This invention relates to a photometric apparatus useful in liquid chromatography and, more particularly to such an apparatus which utilizes a sample cell and associated optic means which prevents light rays from impinging on the cell walls or prevents such impinged rays from impinging on downstream detection means.
In a liquid chromatography system, detection of sample constituents is effected by passing the eluent from a liquid chromatography column through a small volume sample cell, passing light through the sample cell and detecting the light emitted from the cell to determine characteristic light absorbance by the sample. It is known that substantial spurious radiation signals are generated by differences in refractive index of the sample and solvents flowing through the cell. These index differences produce complex lens-like effects which can cause a variable proportion of the rays passing through a small photometer cell to impinge on the walls. Since rays which encounter the cell walls are partially absorbed, refractive index variations cause the instrument baseline to be unstable, and sample absorbance values to be in error.

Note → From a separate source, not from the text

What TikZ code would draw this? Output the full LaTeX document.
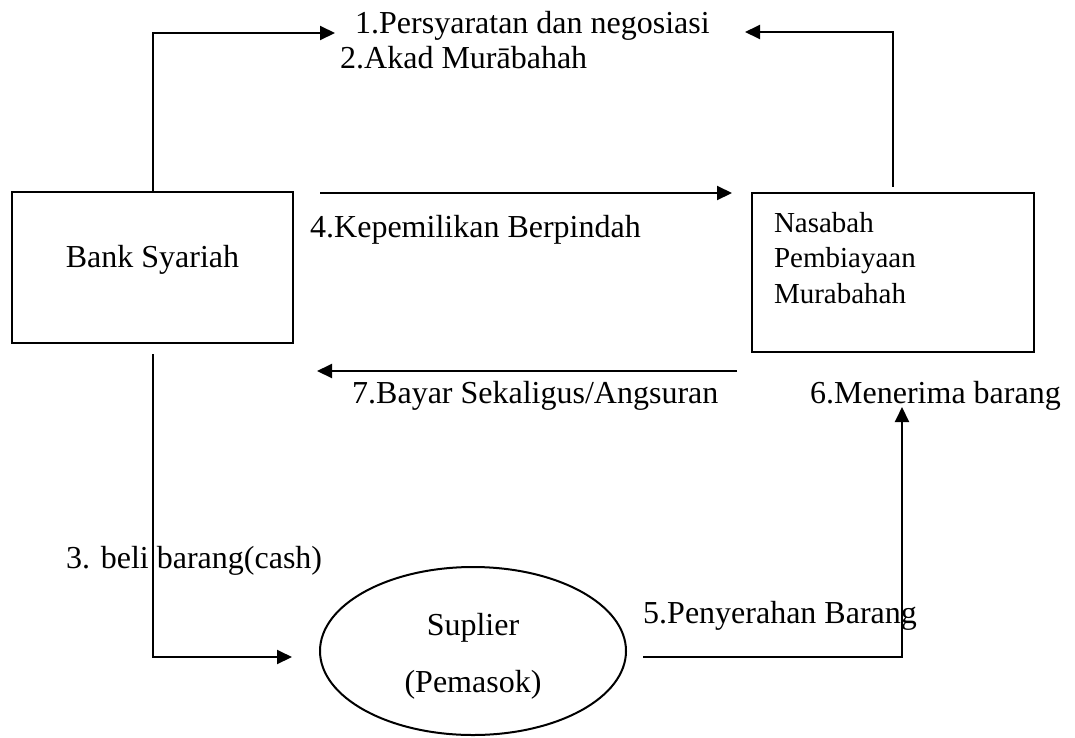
\documentclass[tikz,border=0pt]{standalone}
\usepackage{fontspec}
\setmainfont{Liberation Serif}
\usetikzlibrary{arrows.meta,shapes.geometric}

\begin{document}
\begin{tikzpicture}
  [x=1pt,y=-1pt,
   party/.style={rectangle,draw=black,line width=2.5pt,inner sep=0pt,
                 font=\fontsize{32}{38}\selectfont},
   supplier/.style={ellipse,draw=black,line width=2pt,inner sep=0pt,
                    minimum width=306pt,minimum height=168pt,
                    text width=200pt,align=center,
                    font=\fontsize{32}{57}\selectfont},
   caption/.style={anchor=base west,inner sep=0pt,
                   font=\fontsize{32}{38}\selectfont},
   flow/.style={line width=2pt,-{Triangle[length=15pt,width=14pt]}}]
  \useasboundingbox (0,0) rectangle (1075,737);

  % parties
  \node at (152.5,267.5) [party,minimum width=281pt,minimum height=151pt,
        text height=22pt,text depth=23pt] (bank) {Bank Syariah};
  \node at (893,272.5) [party,minimum width=282pt,minimum height=159pt,
        text width=238pt,align=left,text height=20pt,text depth=101pt,
        font=\fontsize{29}{35.5}\selectfont] (nasabah) {Nasabah\\Pembiayaan\\Murabahah};
  \node at (473,651) [supplier,text height=22pt,text depth=54pt] (suplier) {Suplier\\(Pemasok)};

  % step texts
  \node at (355,33) [caption] (syarat) {1.Persyaratan dan negosiasi};
  \node at (340,68) [caption] (akad) {2.Akad Murābahah};
  \node at (66,568) [caption] (beli) {3. beli barang(cash)};
  \node at (310,237) [caption] (milik) {4.Kepemilikan Berpindah};
  \node at (643,623) [caption] (serah) {5.Penyerahan Barang};
  \node at (810,403) [caption] (terima) {6.Menerima barang};
  \node at (352,403) [caption] (bayar) {7.Bayar Sekaligus/Angsuran};

  % arrow ends
  \coordinate (syaratIn) at (335,33);
  \coordinate (syaratBack) at (745,32);
  \coordinate (milikFrom) at (320,193);
  \coordinate (milikTo) at (732,193);
  \coordinate (bayarFrom) at (737,371);
  \coordinate (bayarTo) at (317,371);
  \coordinate (beliTo) at (292,657);
  \coordinate (serahFrom) at (643,657);
  \coordinate (terimaTo) at (902,407);

  \draw [flow] (bank.north) |- (syaratIn);
  \draw [flow,shorten <=5pt] (nasabah.north) |- (syaratBack);
  \draw [flow] (milikFrom) -- (milikTo);
  \draw [flow] (bayarFrom) -- (bayarTo);
  \draw [flow,shorten <=10pt] (bank.south) |- (beliTo);
  \draw [flow] (serahFrom) -| (terimaTo);
\end{tikzpicture}
\end{document}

The size and shape of an absorption cell for a high performance liquid chromatograph (HPLC) UV-Visible detector is a compromise between the following three factors. First, it is important to pass a high light flux through the cell to achieve a high signal-to-noise-ratio measurement. Second, the cell volume must be kept low to prevent peak spreading and loss of chromatographic resolution. Third, for a given cell volume and optical throughput, the cell pathlength should be as long as possible to maximize sample absorption. These factors lead to the typical dimensions of a conventional HPLC-UV-Vis absorption flow cell; 10 mm long, 1 mm diameter and about 8 micro liters volume. In processes wherein samples are caused to fluoresce and the amount of fluorescence is measured, light rays striking the cell walls also is a problem. This is due to the fact that there is some adsorbance of previously analyzed samples by the transparent cell walls which fluoresces when exposed to light rays and thereby causes spurious signals.
It has been proposed in U.S. Pat. Nos. 4,011,451 and 4,276,475 to provide a flow-cell whereby the lens effect is rapidly dissipated by a progressive increase in the cross-sectional area of the flow-cell along the flow-path. The wall of the flow-cell forms a diverging surface of rotation whereby the walls form an angle of divergence of several degrees with the axis of the cell. The optical system avoids any substantial radiation from entering the cell at sharp angles which could result in the radiation impinging on the walls of the cell. The divergence of the cell walls substantially dissipates the undesirable effect of the refractive index gradients encountered in HPLC separations. Angles of divergence between the axis of the flowpath and the wall of the cell of 1.degree. to 3.degree. are disclosed to be most advantageous.
While the tapered or conically shaped cells described in these two patents provides substantial advantages over the prior art, they have some disadvantages which would desirably be overcome. The required cell volume is undesirably increased as compared to a cylindrically shaped cell. Increased sample cell volume causes band spreading of the light passing through the sample cell. In addition, a conically shaped cell is more difficult to produce and therefore is more expensive than a cylindrically shaped cell having a constant circular cross-section. Therefore, it would be desirable to provide a means to effect liquid chromatography which permits minimizing sample cell volume and which avoids the need for a non-cylindrically shaped sample cell, while still preserving high optical throughput and insensitivity to refractive index changes.